Best Place for a Mani/Pedi: Aqua Spa (14 Clement)
Before your toes hit the water, the friendly staff offers you tea, puts a warm wrap around your shoulders, and turns on the massage chair. There’s an endless supply of tabloid magazines, but there’s a good chance you’ll never get to that Brangelina story, because they do foot and hand massages that are so relaxing it’s hard to concentrate on celebrity gossip. More
Best Place to Take Small Kids on a Bike Ride:
Ocean Beach Promenade
…there’s no better place, day-in and day-out to pedal along with the wee ones than the flat, forgiving terrain of the Ocean Beach promenade. More
Best Hike to Ruins of an Astronomical Observatory: Summit of Strawberry Hill, Golden Gate Park
You won’t find strawberries atop Strawberry Hill anymore. Nor will you find the Sweeny Observatory, a grand, castle-like structure erected in 1891. Sepia-toned photos reveal a wondrous, circular structure sprouting atop the hill and reflected in Stow Lake. More
The Sweeny Observatory atop Strawberry Hill lay in ruins after the quake of 1906. Photo courtesy of calisphere
Best Marathon Sporting Development Battle: Beach Chalet Soccer Fields
After five years of wrangling and approval by four city agencies, the state’s Coastal Commission finally approved proposed Astroturf fields under 60-foot light towers on the far west of Golden Gate Park. It was a long and odd road; a city document actually argued that the turf-and-lights plan was best because the area had fallen prey to “undesirable uses such as camping and sexual activity.” Turf opponents claimed that artificial grass conflicted with the natural state of a park created atop rolling sand dunes. Barring legal redress, the turf and lights are coming. Whether the camping and sex go away remains to be seen.
Reader’s Poll Winners
Best Museum: De Young
Best Music Festival: Hardy Strictly Bluegrass
Best Hike: Land’s End
Best Park: Golden Gate Park
A conceptual, overhead rendering of the four renovated fields at Beach Chalet
Congrats to Woody LaBounty! I love the Carville-by-the-Sea book.

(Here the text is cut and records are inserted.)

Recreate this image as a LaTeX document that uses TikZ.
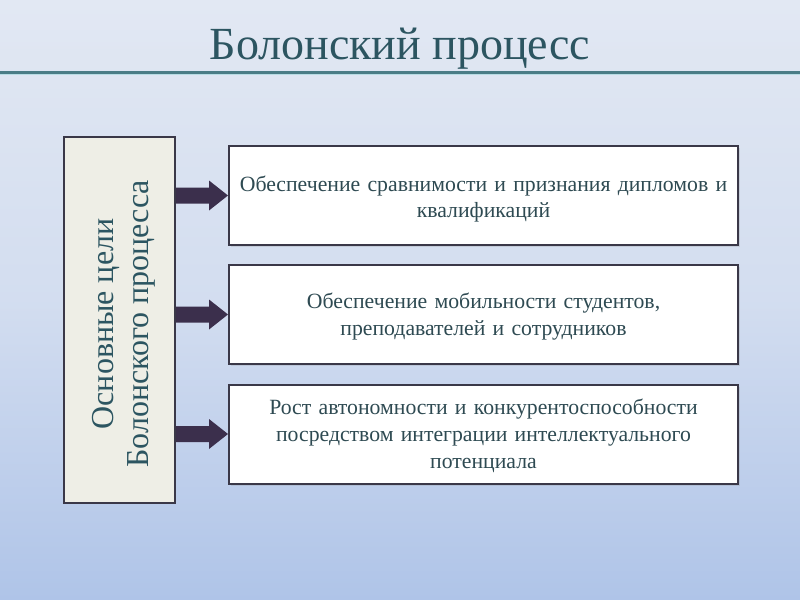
\documentclass[tikz,border=0pt]{standalone}
\usepackage{fontspec}
\setmainfont{Liberation Serif}
\usetikzlibrary{calc,shadows}
\definecolor{bgtop}{HTML}{E2E8F3}
\definecolor{bgbot}{HTML}{AFC4E8}
\definecolor{titlecol}{HTML}{2C5561}
\definecolor{rulecol}{HTML}{4A7C86}
\definecolor{rulelight}{HTML}{B8DCE4}
\definecolor{goalfill}{HTML}{EEEEE6}
\definecolor{boxline}{HTML}{3A3848}
\definecolor{textcol}{HTML}{2E4A52}
\definecolor{arrowcol}{HTML}{3B2F4C}
\tikzset{
  titletext/.style={text=titlecol, font=\rmfamily\fontsize{34.5}{40}\selectfont, inner sep=0pt},
  goalbox/.style={draw=boxline, line width=1.5pt, fill=goalfill, minimum width=83.25pt, minimum height=274.5pt, inner sep=0pt},
  goaltext/.style={text=titlecol, font=\rmfamily\fontsize{24}{26.5}\selectfont, align=center, rotate=90, inner sep=0pt},
  aimbox/.style={draw=boxline, line width=1.5pt, fill=white, minimum width=381.75pt, minimum height=74.25pt, inner sep=0pt,
    drop shadow={shadow xshift=1.5pt, shadow yshift=-1.5pt, opacity=0.2}},
  aimtext/.style={text width=376pt, align=center, text=textcol, font=\rmfamily\fontsize{16.3}{20.2}\selectfont, inner sep=0pt},
  fatarrow/.style={fill=arrowcol}
}
\begin{document}
\begin{tikzpicture}[x=0.75pt,y=-0.75pt]
\useasboundingbox (0,0) rectangle (800,600);
\shade[top color=bgtop, bottom color=bgbot, middle color=bgtop!70!bgbot] (0,0) rectangle (800,600);
\node[titletext] (title) at (400,49) {Болонский процесс};
\draw[rulecol, line width=2.25pt] (0,72) -- (800,72);
\draw[rulelight, line width=0.75pt] (0,74.5) -- (800,74.5);

\node[goalbox] (goals) at (119.5,320) {};
\node[goaltext] (goalstext) at (124,324) {Основные цели\\Болонского процесса};

\node[aimbox] (r1) at (483.5,195.5) {};
\node[aimbox] (r2) at (483.5,314.5) {};
\node[aimbox] (r3) at (483.5,434) {};
\node[aimtext] (t1) at ($(r1.center)+(0,3.5)$) {Обеспечение сравнимости и признания дипломов и\\квалификаций};
\node[aimtext] (t2) at ($(r2.center)+(0,2.5)$) {Обеспечение мобильности студентов,\\преподавателей и сотрудников};
\node[aimtext] (t3) at ($(r3.center)+(0,2)$) {Рост автономности и конкурентоспособности\\посредством интеграции интеллектуального\\потенциала};

\foreach \r in {r1,r2,r3}{
  \fill[fatarrow] ($(goals.east |- \r.west)+(0,-8)$) -- ($(\r.west)+(-19,-8)$) -- ($(\r.west)+(-19,-15)$)
    -- (\r.west) -- ($(\r.west)+(-19,15)$) -- ($(\r.west)+(-19,8)$) -- ($(goals.east |- \r.west)+(0,8)$) -- cycle;
}
\end{tikzpicture}
\end{document}
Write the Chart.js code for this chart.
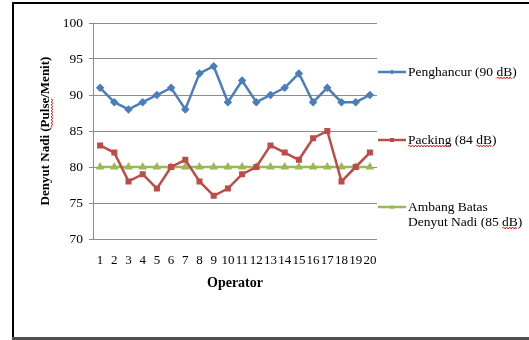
<!DOCTYPE html>
<html>
<head>
<meta charset="utf-8">
<script src="https://cdn.jsdelivr.net/npm/chart.js@4.4.1/dist/chart.umd.min.js"></script>
<style>
  html, body { margin: 0; padding: 0; background: #fff; }
  #wrap { width: 529px; height: 340px; position: relative; }
</style>
</head>
<body>
<div id="wrap"><canvas id="myChart"></canvas></div>
<script>
// Denyut nadi per operator
var operators = ['1', '2', '3', '4', '5', '6', '7', '8', '9', '10',
                 '11', '12', '13', '14', '15', '16', '17', '18', '19', '20'];
var penghancur = [91, 89, 88, 89, 90, 91, 88, 93, 94, 89, 92, 89, 90, 91, 93, 89, 91, 89, 89, 90];
var packing = [83, 82, 78, 79, 77, 80, 81, 78, 76, 77, 79, 80, 83, 82, 81, 84, 85, 78, 80, 82];
var ambangBatas = [80, 80, 80, 80, 80, 80, 80, 80, 80, 80, 80, 80, 80, 80, 80, 80, 80, 80, 80, 80];
var seriesLabels = [['Penghancur (90 dB)'], ['Packing (84 dB)'], ['Ambang Batas', 'Denyut Nadi (85 dB)']];
var yMin = 70, yMax = 100, yStep = 5;

var serif = "'Liberation Serif', 'Times New Roman', serif";

// red spell-check squiggle
function squiggle(ctx, x0, x1, y) {
    ctx.save();
    ctx.strokeStyle = '#e8241c';
    ctx.lineWidth = 1;
    ctx.beginPath();
    var up = true;
    ctx.moveTo(x0, y);
    for (var x = x0 + 1.5; x <= x1; x += 1.5) {
        ctx.lineTo(x, up ? y - 1 : y + 1);
        up = !up;
    }
    ctx.stroke();
    ctx.restore();
}

function marker(ctx, style, x, y, r, color) {
    ctx.save();
    ctx.fillStyle = color;
    ctx.beginPath();
    if (style === 'rectRot') {
        ctx.moveTo(x, y - r); ctx.lineTo(x + r, y); ctx.lineTo(x, y + r); ctx.lineTo(x - r, y);
    } else if (style === 'rect') {
        ctx.rect(x - r * 0.8, y - r * 0.8, r * 1.6, r * 1.6);
    } else {
        ctx.moveTo(x, y - r); ctx.lineTo(x + r, y + r * 0.7); ctx.lineTo(x - r, y + r * 0.7);
    }
    ctx.closePath();
    ctx.fill();
    ctx.restore();
}

// outer frame of the figure
var framePlugin = {
    id: 'frame',
    beforeDraw: function (chart) {
        var ctx = chart.ctx;
        ctx.save();
        ctx.fillStyle = '#000';
        ctx.fillRect(12, 2, 517, 2);
        ctx.fillRect(12, 2, 2, 337);
        ctx.fillStyle = '#505050';
        ctx.fillRect(12, 337, 517, 3);
        ctx.restore();
    }
};

// legend on the right side
var sideLegend = {
    id: 'sideLegend',
    afterDraw: function (chart) {
        var ctx = chart.ctx;
        var rows = [72, 140, 207];
        ctx.save();
        ctx.font = '13.5px ' + serif;
        ctx.textBaseline = 'middle';
        ctx.fillStyle = '#000';
        chart.data.datasets.forEach(function (ds, i) {
            var y = rows[i];
            ctx.strokeStyle = ds.borderColor;
            ctx.lineWidth = 2.5;
            ctx.beginPath();
            ctx.moveTo(378, y);
            ctx.lineTo(406, y);
            ctx.stroke();
            marker(ctx, ds.pointStyle, 392, y, 2.5, ds.borderColor);
            var lines = seriesLabels[i];
            lines.forEach(function (t, j) {
                var ty = y + j * 15;
                ctx.fillStyle = '#000';
                ctx.fillText(t, 408, ty);
                var k = t.indexOf('dB');
                if (k >= 0) {
                    var sx = 408 + ctx.measureText(t.slice(0, k)).width;
                    squiggle(ctx, sx, sx + ctx.measureText('dB').width, ty + 6);
                }
                if (t.indexOf('Packing') === 0) {
                    squiggle(ctx, 408, 408 + ctx.measureText('Packing').width, ty + 6);
                }
            });
        });
        ctx.restore();

        // squiggle under "Pulse" in the y axis title
        var ys = chart.scales.y;
        var txt = ys.options.title.text;
        ctx.save();
        ctx.font = 'bold 13px ' + serif;
        var full = ctx.measureText(txt).width;
        var start = ctx.measureText(txt.slice(0, txt.indexOf('Pulse'))).width;
        var w = ctx.measureText('Pulse').width;
        ctx.translate(52, (ys.top + ys.bottom) / 2);
        ctx.rotate(-Math.PI / 2);
        squiggle(ctx, -full / 2 + start, -full / 2 + start + w, 0);
        ctx.restore();
    }
};

var ctx = document.getElementById('myChart').getContext('2d');
var myChart = new Chart(ctx, {
    type: 'line',
    data: {
        labels: operators,
        datasets: [
            {
                label: 'Penghancur (90 dB)',
                data: penghancur,
                borderColor: '#4A7EBB',
                backgroundColor: '#4A7EBB',
                pointStyle: 'rectRot',
                pointRadius: 2.5,
                borderWidth: 2.5
            },
            {
                label: 'Packing (84 dB)',
                data: packing,
                borderColor: '#BE4B48',
                backgroundColor: '#BE4B48',
                pointStyle: 'rect',
                pointRadius: 2.5,
                borderWidth: 2.5
            },
            {
                label: 'Ambang Batas Denyut Nadi (85 dB)',
                data: ambangBatas,
                borderColor: '#98B954',
                backgroundColor: '#98B954',
                pointStyle: 'triangle',
                pointRadius: 2.5,
                borderWidth: 2.5
            }
        ]
    },
    options: {
        responsive: true,
        maintainAspectRatio: false,
        animation: false,
        layout: { padding: { left: 0, right: 152, top: 23, bottom: 41 } },
        plugins: {
            legend: { display: false },
            tooltip: { enabled: false }
        },
        elements: { line: { tension: 0 }, point: { borderWidth: 0 } },
        scales: {
            x: {
                offset: true,
                grid: { display: false },
                border: { display: false },
                ticks: {
                    autoSkip: false,
                    maxRotation: 0,
                    padding: 6,
                    color: '#000',
                    font: { family: serif, size: 13 }
                },
                title: {
                    display: true,
                    text: 'Operator',
                    color: '#000',
                    font: { family: serif, size: 14, weight: 'bold' },
                    padding: { top: 0, bottom: 7 }
                },
                afterFit: function (s) { s.height = 60; }
            },
            y: {
                min: yMin,
                max: yMax,
                ticks: {
                    stepSize: yStep,
                    padding: 6,
                    color: '#000',
                    font: { family: serif, size: 13.5 }
                },
                grid: { color: '#8c8c8c', lineWidth: 1, tickLength: 4 },
                border: { color: '#8c8c8c' },
                title: {
                    display: true,
                    text: 'Denyut Nadi (Pulse/Menit)',
                    color: '#000',
                    font: { family: serif, size: 13, weight: 'bold' },
                    padding: { top: 38, bottom: 0 }
                },
                afterFit: function (s) { s.width = 93; }
            }
        }
    },
    plugins: [framePlugin, sideLegend]
});
</script>
</body>
</html>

Just *looking* at that bowl of Pho makes me hungry and scared all at once….
I heard that the neighbor next door to “Pho Garden” hates the “challenge” because people who try it sometimes make it out the door only to throw up on the sidewalk. I like “Pho Garden” but have seen the challenge bowl and won’t try it!
@Gabriel – Ewww, that would be really gross!
Faery Door Update: The deYoung Museum recently placed a notebook in the door for people to leave their messages. These and the faeries’ answers get posted at http://www.faerydoor.net. In the meantime, Rio and I, with the permission of Rec&Parks, are working on a new home for the faeries in the area. – T. Powell
How sad that SFWeekly feels the only way to improve the Beach Chalet Soccer Fields is to remove over 7 acres of natural grass and replace it with plastic and more than 20,000 pounds of ground up rubber tires. Do we really want our kids playing in a rubber tire dump, which is as toxic as the fumes emitted from an oil refinery?
Shockingly enough, kids and adults play on artificial turf all over the entire planet with no ill effects. It’s easier to take care of, and lasts much longer with minimal upkeep than the real thing. So, the answer is yes.